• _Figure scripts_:
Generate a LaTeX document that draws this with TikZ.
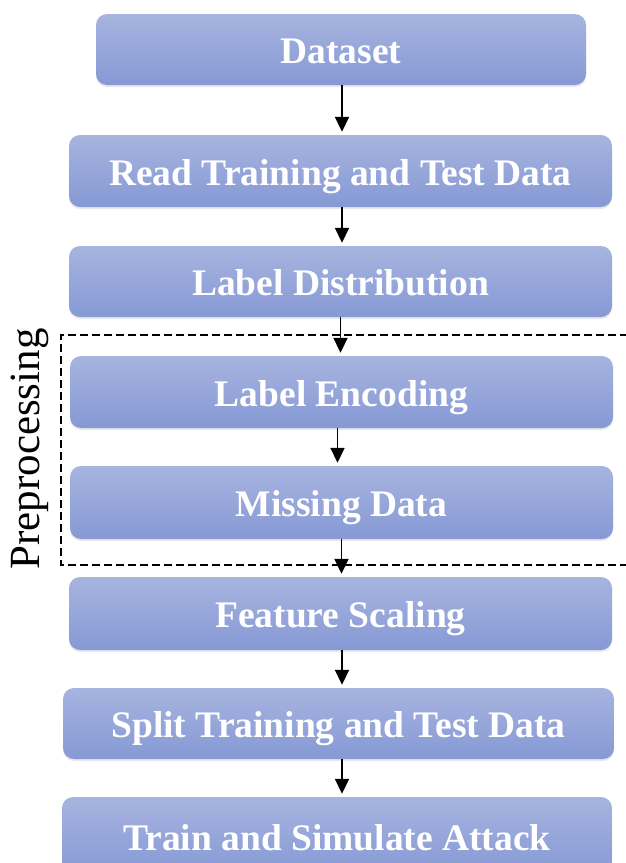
\documentclass[tikz,border=0pt]{standalone}
\usepackage{fontspec}
\setmainfont{Liberation Serif}
\usetikzlibrary{arrows.meta,shadows,calc}
\definecolor{boxtop}{RGB}{167,180,223}
\definecolor{boxbot}{RGB}{134,153,213}
\tikzset{
  stepbox/.style={rounded corners=11pt, top color=boxtop, bottom color=boxbot, draw=none,
    text=white, font=\fontsize{37.5}{40}\selectfont\bfseries, inner sep=0pt,
    text height=28pt, text depth=0pt,
    drop shadow={opacity=0.18, shadow xshift=0pt, shadow yshift=-2pt}},
  flow/.style={line width=1.8pt, -{Triangle[width=14pt,length=15pt]}, shorten >=3pt},
  prebox/.style={line width=1.9pt, dash pattern=on 8pt off 4pt},
}
\begin{document}
\begin{tikzpicture}[x=1pt,y=-1pt]
\useasboundingbox (0,0) rectangle (626,863);
\clip (0,0) rectangle (626,863);
\node[stepbox, minimum width=490pt, minimum height=71pt] (n1) at (341,49.5) {Dataset};
\node[stepbox, minimum width=543pt, minimum height=72pt] (n2) at (340.5,171) {Read Training and Test Data};
\node[stepbox, minimum width=543pt, minimum height=71pt] (n3) at (340.5,281.5) {Label Distribution};
\node[stepbox, minimum width=543pt, minimum height=72pt] (n4) at (341.5,392) {Label Encoding};
\node[stepbox, minimum width=543pt, minimum height=73pt] (n5) at (341.5,502.5) {Missing Data};
\node[stepbox, minimum width=543pt, minimum height=73pt] (n6) at (340.5,613.5) {Feature Scaling};
\node[stepbox, minimum width=551pt, minimum height=71pt] (n7) at (338.5,723.5) {Split Training and Test Data};
\node[stepbox, minimum width=550pt, minimum height=78pt] (n8) at (337,836) {Train and Simulate Attack};
\coordinate (dtr) at (640,335);
\coordinate (dbl) at (61,565);
\draw[prebox] (dtr) -- (dbl |- dtr) -- (dbl) -- (dbl -| dtr);
\node[rotate=90, font=\fontsize{43}{45}\selectfont, inner sep=0pt] (pre) at (30,449) {Preprocessing};
\draw[flow] ($(n1.south)+(1,0)$) -- ($(n1.south |- n2.north)+(1,0)$);
\draw[flow] ($(n2.south)+(1.5,0)$) -- ($(n2.south |- n3.north)+(1.5,0)$);
\draw[flow] (n3.south) -- (n3.south |- n4.north);
\draw[flow] ($(n4.south)+(-4,0)$) -- ($(n4.south |- n5.north)+(-4,0)$);
\draw[flow] (n5.south) -- (n5.south |- n6.north);
\draw[flow] ($(n6.south)+(1.5,0)$) -- ($(n6.south |- n7.north)+(1.5,0)$);
\draw[flow] ($(n7.south)+(3.5,0)$) -- ($(n7.south |- n8.north)+(3.5,0)$);
\end{tikzpicture}
\end{document}
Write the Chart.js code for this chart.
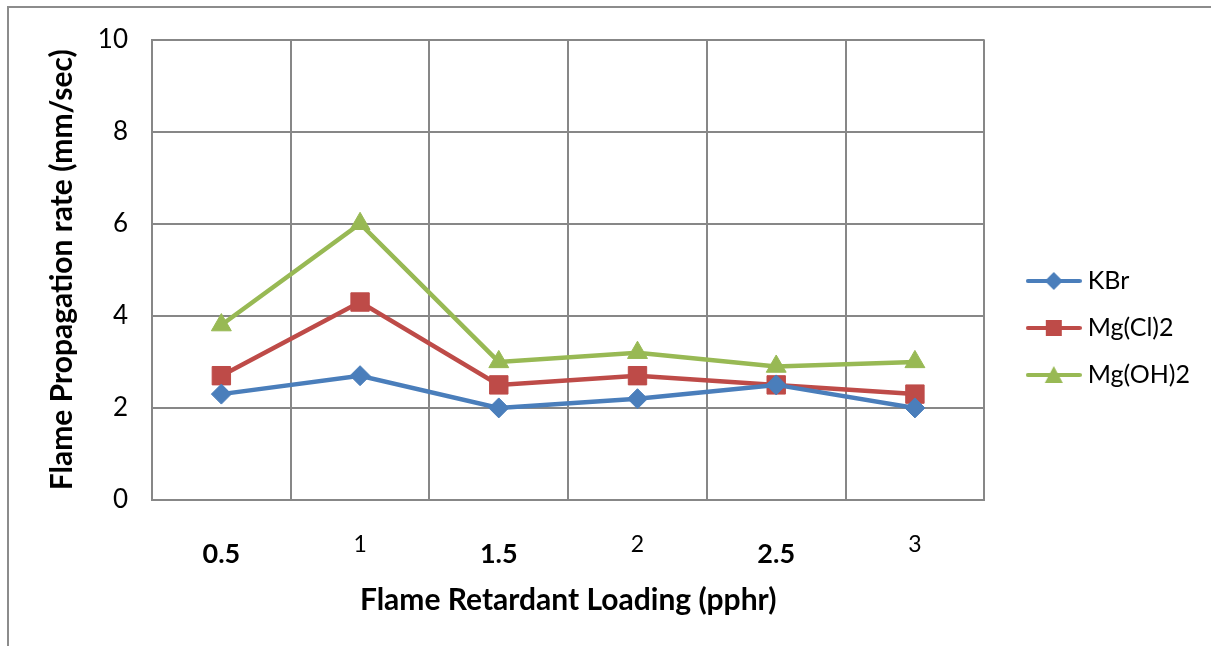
<!DOCTYPE html>
<html>
<head>
<meta charset="utf-8">
<script src="https://cdn.jsdelivr.net/npm/chart.js@4/dist/chart.umd.min.js"></script>
<style>
  body { margin: 0; background: #fff; }
  #wrap { position: relative; width: 1211px; height: 646px; overflow: hidden; }
  #frame { position: absolute; left: 7px; top: 6px; width: 1300px; height: 700px;
           border-left: 2px solid #8c8c8c; border-top: 2px solid #8c8c8c; pointer-events: none; }
</style>
</head>
<body>
<div id="wrap">
  <canvas id="chart" width="1211" height="646"></canvas>
  <div id="frame"></div>
</div>
<script>
const loadings = ['0.5', '1', '1.5', '2', '2.5', '3'];
const kbr = [2.3, 2.7, 2.0, 2.2, 2.5, 2.0];
const mgCl2 = [2.7, 4.3, 2.5, 2.7, 2.5, 2.3];
const mgOH2 = [3.8, 6.0, 3.0, 3.2, 2.9, 3.0];
const yTicks = [0, 2, 4, 6, 8, 10];

const BLUE = '#4a7ebb';
const RED = '#be4b48';
const GREEN = '#98b954';
const GRID = '#878787';
const FONT = 'Lato';

// legend symbol: short line with the marker in the middle
function legendIcon(color, style) {
  const c = document.createElement('canvas');
  c.width = 56; c.height = 22;
  const ctx = c.getContext('2d');
  ctx.strokeStyle = color;
  ctx.lineWidth = 4;
  ctx.lineCap = 'round';
  ctx.beginPath();
  ctx.moveTo(2, 11); ctx.lineTo(54, 11);
  ctx.stroke();
  ctx.fillStyle = color;
  ctx.beginPath();
  if (style === 'diamond') {
    ctx.moveTo(28, 2); ctx.lineTo(37, 11); ctx.lineTo(28, 20); ctx.lineTo(19, 11);
  } else if (style === 'square') {
    ctx.rect(20, 3, 16, 16);
  } else {
    ctx.moveTo(28, 2); ctx.lineTo(37, 19); ctx.lineTo(19, 19);
  }
  ctx.closePath();
  ctx.fill();
  return c;
}

const icons = [legendIcon(BLUE, 'diamond'), legendIcon(RED, 'square'), legendIcon(GREEN, 'triangle')];

function draw() {
  new Chart(document.getElementById('chart'), {
    type: 'line',
    data: {
      labels: loadings,
      datasets: [
        { label: 'KBr', data: kbr, borderColor: BLUE, backgroundColor: BLUE, borderWidth: 4.5,
          pointStyle: 'rectRot', pointRadius: 10, pointBorderWidth: 1, tension: 0 },
        { label: 'Mg(Cl)2', data: mgCl2, borderColor: RED, backgroundColor: RED, borderWidth: 4.5,
          pointStyle: 'rect', pointRadius: 13, pointBorderWidth: 1, tension: 0 },
        { label: 'Mg(OH)2', data: mgOH2, borderColor: GREEN, backgroundColor: GREEN, borderWidth: 4.5,
          pointStyle: 'triangle', pointRadius: 11.5, pointBorderWidth: 1, tension: 0 }
      ]
    },
    options: {
      responsive: false,
      animation: false,
      layout: { padding: { top: 36, right: 11, bottom: 26, left: 0 } },
      plugins: {
        tooltip: { enabled: false },
        legend: {
          position: 'right',
          labels: {
            usePointStyle: true,
            pointStyleWidth: 43,
            padding: 22,
            color: '#000',
            font: { family: FONT, size: 25 },
            generateLabels(chart) {
              const items = Chart.defaults.plugins.legend.labels.generateLabels(chart);
              items.forEach((it, i) => { it.pointStyle = icons[i]; });
              return items;
            }
          }
        }
      },
      scales: {
        x: {
          offset: true,
          grid: { offset: true, color: GRID, lineWidth: 2, drawTicks: false },
          border: { color: GRID, width: 2 },
          ticks: {
            padding: 30,
            color: '#000',
            maxRotation: 0,
            font: (ctx) => ctx.index % 2 === 0
              ? { family: FONT, size: 27, weight: 'bold', lineHeight: '48px' }
              : { family: FONT, size: 23, weight: 'normal', lineHeight: '29px' }
          },
          title: {
            display: true,
            text: 'Flame Retardant Loading (pphr)',
            color: '#000',
            font: { family: FONT, size: 30, weight: 'bold' },
            padding: { top: 0, bottom: 2 }
          },
          afterFit(s) { s.height = 120; }
        },
        y: {
          min: 0,
          max: 10,
          afterBuildTicks(s) { s.ticks = yTicks.map(v => ({ value: v })); },
          grid: { color: GRID, lineWidth: 2, drawTicks: false },
          border: { color: GRID, width: 2 },
          ticks: { padding: 24, color: '#000', font: { family: FONT, size: 26 } },
          title: {
            display: true,
            text: 'Flame Propagation rate (mm/sec)',
            color: '#000',
            font: { family: FONT, size: 30, weight: 'bold' },
            padding: { top: 44, bottom: 0 }
          },
          afterFit(s) { s.width = 152; }
        },
        gap: {
          position: 'right',
          grid: { display: false, drawTicks: false },
          border: { display: false },
          ticks: { display: false },
          afterFit(s) { s.width = 26; }
        }
      }
    }
  });
}

Promise.all([
  document.fonts.load('23px Lato'),
  document.fonts.load('bold 24px Lato')
]).then(draw, draw);
</script>
</body>
</html>
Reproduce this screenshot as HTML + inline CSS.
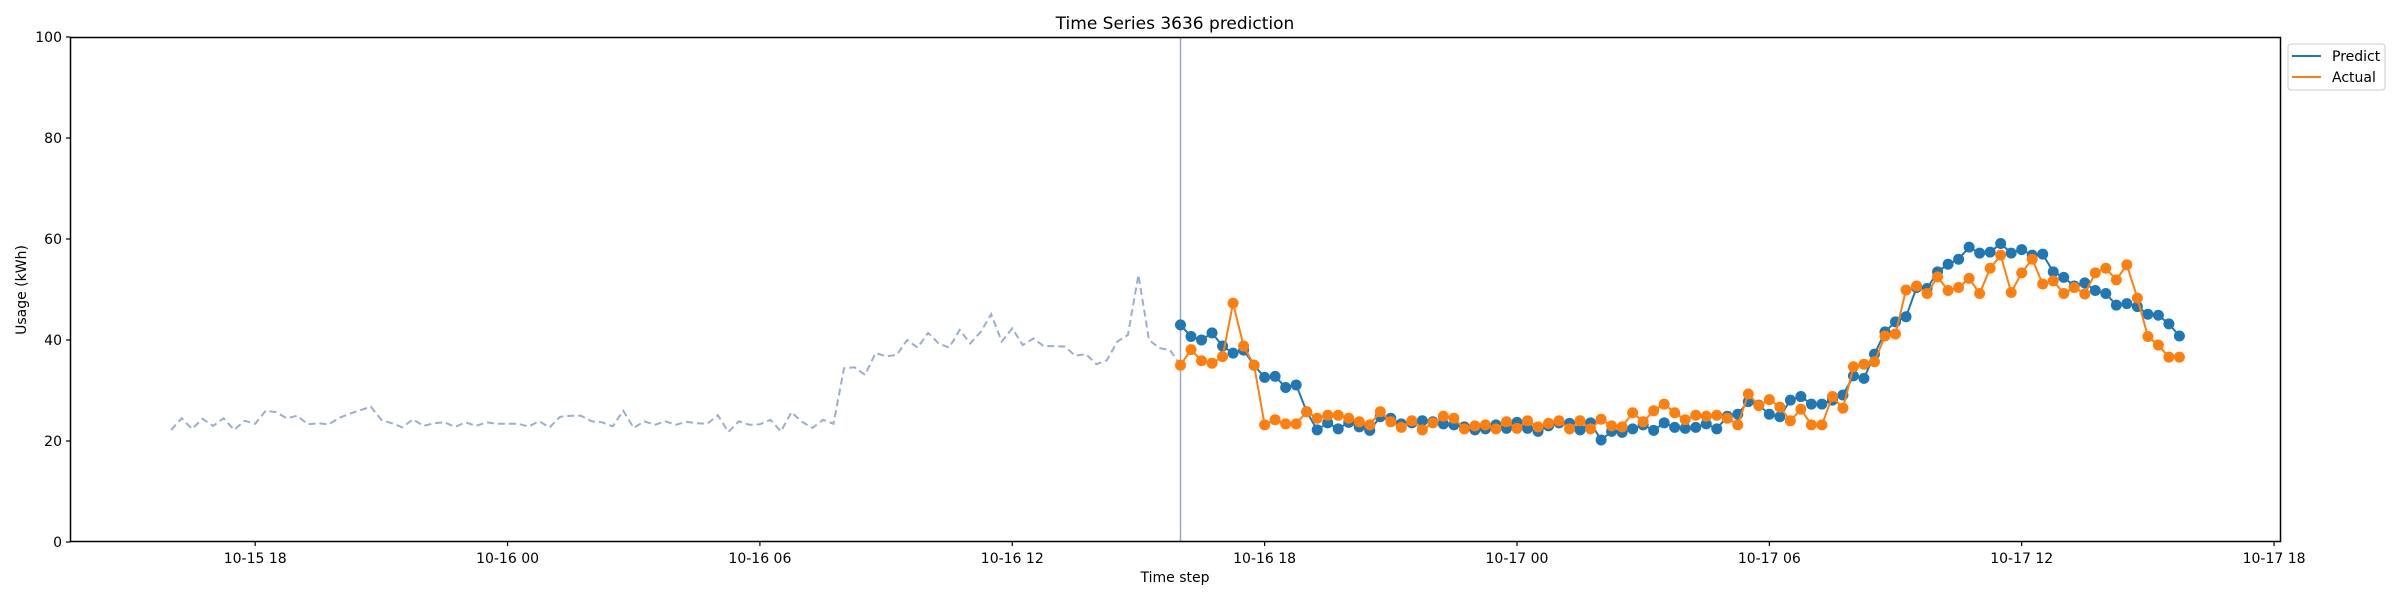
<!DOCTYPE html>
<html><head><meta charset="utf-8"><style>
html,body{margin:0;padding:0;background:#fff;}
svg{display:block;font-family:"DejaVu Sans","Liberation Sans",sans-serif;}
</style></head><body>
<svg id="chart" width="2400" height="600" viewBox="0 0 2400 600" xmlns="http://www.w3.org/2000/svg">
<rect x="0" y="0" width="2400" height="600" fill="#fff"/>
<text x="1175" y="29" font-size="17" text-anchor="middle" fill="#000">Time Series 3636 prediction</text>
<text x="1175" y="582" font-size="14" text-anchor="middle" fill="#000">Time step</text>
<text x="0" y="0" font-size="14" text-anchor="middle" fill="#000" transform="translate(26,290) rotate(-90)">Usage (kWh)</text>
<g id="grid"></g>
<g id="series"></g>
<rect x="70.5" y="37.5" width="2210" height="504" fill="none" stroke="#000" stroke-width="1.5"/>
<g>
<rect x="2288" y="44" width="97" height="46" rx="3" fill="#fff" stroke="#ccc" stroke-width="1"/>
<line x1="2292" y1="56" x2="2321" y2="56" stroke="#1f77b4" stroke-width="2"/>
<text x="2332" y="61" font-size="14" fill="#000">Predict</text>
<line x1="2292" y1="77" x2="2321" y2="77" stroke="#ff7f0e" stroke-width="2"/>
<text x="2332" y="82" font-size="14" fill="#000">Actual</text>
</g>
</svg>
<script>
const history = [22.2,24.5,22.4,24.4,23,24.5,22.2,24,23.4,26,25.7,24.5,25,23.3,23.5,23.3,24.6,25.4,26.1,26.8,24.2,23.5,22.7,24.3,23,23.5,23.7,22.8,23.7,23,23.7,23.4,23.4,23.4,22.9,23.9,22.7,24.8,25,25,23.9,23.7,22.9,26,22.6,23.9,23.2,23.9,23.2,23.8,23.5,23.4,25.1,21.8,23.9,23.2,23.3,24.2,21.9,25.7,23.8,22.6,24.2,23.4,34.4,34.6,33.1,37.4,36.8,37,40,38.5,41.4,39.3,38.5,42,39.3,41.6,45.1,39.7,42.3,39,40.3,38.8,38.8,38.7,36.9,37.2,35.2,36,39.7,41,52.9,40,38.4,38,35];
const predict = [43,40.7,40,41.4,38.8,37.4,38,35,32.6,32.8,30.6,31.1,25.8,22.2,23.6,22.4,23.7,22.8,22.1,24.8,24.5,23.4,23.6,24,23.8,23.4,23.2,22.8,22.2,22.4,23.2,22.5,23.7,22.5,21.9,23,23.6,23.5,22.2,23.6,20.2,21.9,21.7,22.4,23.2,22.1,23.6,22.7,22.5,22.7,23.4,22.4,24.9,25.3,27.8,27.1,25.3,24.8,28.1,28.8,27.3,27.3,28.1,29.1,32.9,32.4,37.2,41.6,43.6,44.6,50.4,50.2,53.5,55,56,58.4,57.2,57.4,59.1,57.2,57.9,56.8,57,53.5,52.4,50.7,51.3,49.8,49.2,46.9,47.2,46.6,45.1,44.9,43.2,40.8];
const actual = [35,38.1,35.9,35.4,36.7,47.3,38.8,35,23.2,24.2,23.4,23.4,25.8,24.5,25.1,25.1,24.5,23.8,23.2,25.8,23.8,22.7,24,22.2,23.6,24.9,24.5,22.4,23,23.2,22.4,23.8,22.5,24,22.8,23.5,24,22.4,24,22.4,24.3,23,22.8,25.6,23.8,26,27.3,25.6,24.2,25.1,24.9,25.1,24.5,23.2,29.3,27,28.2,26.7,24,26.3,23.2,23.2,28.8,26.5,34.7,35.2,35.7,40.8,41.2,49.9,50.7,49.2,52.5,49.8,50.4,52.2,49.2,54.2,56.8,49.4,53.3,56,51.1,51.7,49.2,50.4,49.1,53.3,54.2,51.9,54.9,48.3,40.7,39,36.6,36.6];
const xTickLabels = ["10-15 18","10-16 00","10-16 06","10-16 12","10-16 18","10-17 00","10-17 06","10-17 12","10-17 18"];
const xTickHours = [-22,-16,-10,-4,2,8,14,20,26];
const yTicks = [0,20,40,60,80,100];

const NS = "http://www.w3.org/2000/svg";
function xScale(h){ return 1180.5 + h*42.06; }
function yScale(v){ return 542 - v*5.05; }
const histStart = -24, step = 0.25;

function mk(tag, attrs, parent){
  const e = document.createElementNS(NS, tag);
  for (const k in attrs) e.setAttribute(k, attrs[k]);
  parent.appendChild(e);
  return e;
}
const grid = document.getElementById('grid');
const series = document.getElementById('series');

yTicks.forEach(v => {
  const y = yScale(v);
  const t = mk('line', {x1:66, x2:70.5, y1:y, y2:y, stroke:'#000', 'stroke-width':1.2}, grid);
  
  
  const l = mk('text', {x:62, y:y+5, 'font-size':14, 'text-anchor':'end', fill:'#000'}, grid);
  l.textContent = v;
  
  
});
xTickHours.forEach((h, i) => {
  const x = xScale(h);
  const t = mk('line', {x1:x, x2:x, y1:541.5, y2:546, stroke:'#000', 'stroke-width':1.2}, grid);
  
  
  const l = mk('text', {x:x, y:563, 'font-size':14, 'text-anchor':'middle', fill:'#000'}, grid);
  l.textContent = xTickLabels[i];
  
  
});

const hp = history.map((v,i) => xScale(histStart + i*step).toFixed(1) + ',' + yScale(v).toFixed(1)).join(' ');
const hl = mk('polyline', {points:hp, fill:'none', stroke:'#9aafcb', 'stroke-width':2, 'stroke-dasharray':'7,4'}, series);



const vl = mk('line', {x1:xScale(0), x2:xScale(0), y1:38, y2:542, stroke:'#9aa6c8', 'stroke-width':1.5}, series);



function drawSeries(data, color, name){
  const pts = data.map((v,i) => xScale(i*step).toFixed(1) + ',' + yScale(v).toFixed(1)).join(' ');
  const pl = mk('polyline', {points:pts, fill:'none', stroke:color, 'stroke-width':2}, series);
  
  
  data.forEach((v,i) => {
    const c = mk('circle', {cx:xScale(i*step), cy:yScale(v), r:5.5, fill:color}, series);
    
    
  });
}
drawSeries(predict, '#1f77b4', 'predict');
drawSeries(actual, '#ff7f0e', 'actual');
</script>
</body></html>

• _GIVEN EXERCISE_: Search the data for the string "with" and copy each line where it appears.

• _RESPONSE TO THIS TASK_:
Generate a LaTeX document that draws this with TikZ.
// legend symbol: short line with the marker in the middle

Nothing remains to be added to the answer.